Monday, July 31, 2017

~and always I shall be their little girl~

Today was my father and mother's special day.  On a hot Wednesday morning back in 1940, two kids named John and Lois decided to get married much to the chagrin of my mom's parents.  I've heard the story a thousand times over it seems and each year when July 31st rolls around, I remember those two special people and the somewhat brave and the other part crazy decision they made.

All because a beautiful girl became smitten with a young boy who asked for a drink of water on a hot summer's day while he worked in her father's wheat fields.
All because two people fell in love with each other.

I can't remember when I first heard the story.  Perhaps it was when I asked my mother one day if I could have some strawberry pop to drink.  It might have been when I wanted to do something but was afraid to try.  Shoot, I guess it maybe could have been when I did something I shouldn't have and had to fess up to it in the end.

No matter how I learned about it, I never forgot the story. 

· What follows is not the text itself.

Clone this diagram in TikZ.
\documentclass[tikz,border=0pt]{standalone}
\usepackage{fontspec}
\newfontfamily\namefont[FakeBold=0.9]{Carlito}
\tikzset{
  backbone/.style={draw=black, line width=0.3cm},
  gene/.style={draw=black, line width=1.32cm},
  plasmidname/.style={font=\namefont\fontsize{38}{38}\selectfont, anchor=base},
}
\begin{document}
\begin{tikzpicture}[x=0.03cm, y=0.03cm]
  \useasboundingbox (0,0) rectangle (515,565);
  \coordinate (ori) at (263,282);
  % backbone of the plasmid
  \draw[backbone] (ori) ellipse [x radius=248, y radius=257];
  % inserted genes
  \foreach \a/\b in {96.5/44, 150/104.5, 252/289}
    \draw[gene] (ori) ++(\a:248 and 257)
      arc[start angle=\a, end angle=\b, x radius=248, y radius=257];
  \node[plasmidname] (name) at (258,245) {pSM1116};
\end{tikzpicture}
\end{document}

In the early morning hours, the young girl who would some day become my mother, waited in the darkness of her bedroom on the family farm in the sand hills of rural Harvey County, Kansas.  A small packed bag was on her bed and her eyes were on the road, waiting patiently for the 17-year old boy she loved to come and take her away.  They were running away, eloping with one another because that was the only way they could see to get married to one another.  My grandparents had told their 19-year old daughter, "no way" and had refused to give their permission for a wedding between the two to happen.

It didn't matter.
They were going to do it regardless.

My father, a young man of 17 years, was underage to legally get married in Kansas.  He needed his parent's permission in order for that to happen.  His kind mother, the woman who would end up becoming my Grandma Scott, gave her signature as well as her blessing.  Without it, the day would have been even more difficult.

I'm not sure why they went to the courthouse in Wichita, Kansas.  It was a journey definitely farther away than the much closer courthouse in Newton.  Funny, I've wondered about that all these years.  Now I get the feeling that maybe they were worried my grandparents would wake up and find my mother's note to tell them what they were doing.  Newton would be just up the road a ways and they could possibly have tried to stop them.  Who  knows?  It would seem to make for great story telling in the generations that would come after them.

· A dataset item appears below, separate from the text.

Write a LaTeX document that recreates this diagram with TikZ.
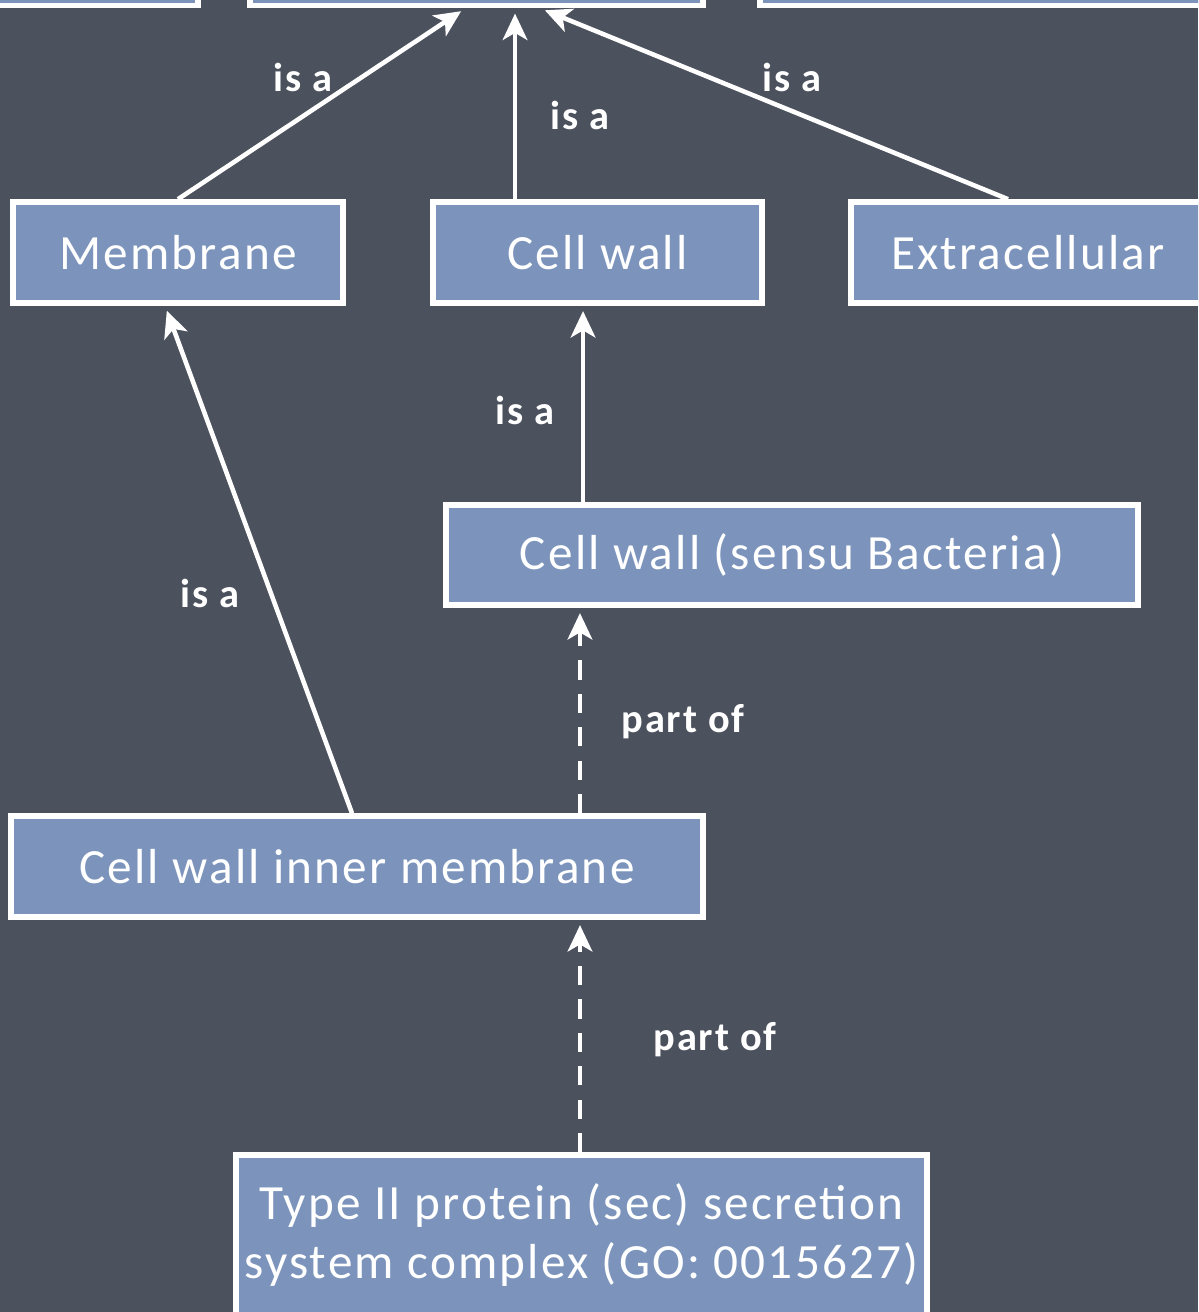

Generations like mine and those of my children.  Hey, even now my grandchildren.

So there they were at noontime, sitting on the steps of the Sedgwick County Courthouse as a legally married couple.  It was hot that Wednesday, not unlike the day we will all be experiencing here in this part of the country.  With probably all the money my father had left in his pocket that day, they went to the pop machine and bought a cold bottle of strawberry pop to share between them.  I can imagine what it felt like to be passing it back and forth between the two of them as they wondered what to do next.  In the end, when the last sip of the refreshing beverage was taken, they did the only thing two young people in love and now married could do.

They went home.

Mom never did say much about what happened next when they got back.  It doesn't matter. They lived in lean times for awhile but they were both very good with the practice of "making do" with what they had.  In the years to come, 7 children would be born to them and they would do their best to raise them up in the way that they should go.  Their marriage held firm for 42 years before my father succumbed to lung cancer at the age of 59.  My mother would live many years more, passing away in 2007 at the age of 87 from kidney failure.

I am older now.  I have already lived nearly 3 years longer than my father and if I make it another 25 years, then I shall catch up to where my mother was.  In the world out there, I qualify for a senior discount in many places.  My body is still strong but slower and I suppose that is normal according to the place in time that I am in right now.  There are wrinkles on my face and streaks of gray within my hair.  No matter what though, one thing is most certainly true.

I will always be their little girl.


This was a part of a paper 9-square quilt that I made for my mom on the very last Mother's Day she had in 2007.  I didn't know what else to do for her and decided to put together a paper quilt of the important things of her life.  
On the night that she passed away, I told my mom to keep looking for the young boy that she saw in her quilt.  I said it was time to find him once again and that he'd be there to meet her when she made it to the other side.  Happy anniversary in Heaven you two kids.  I love you both and miss you even still.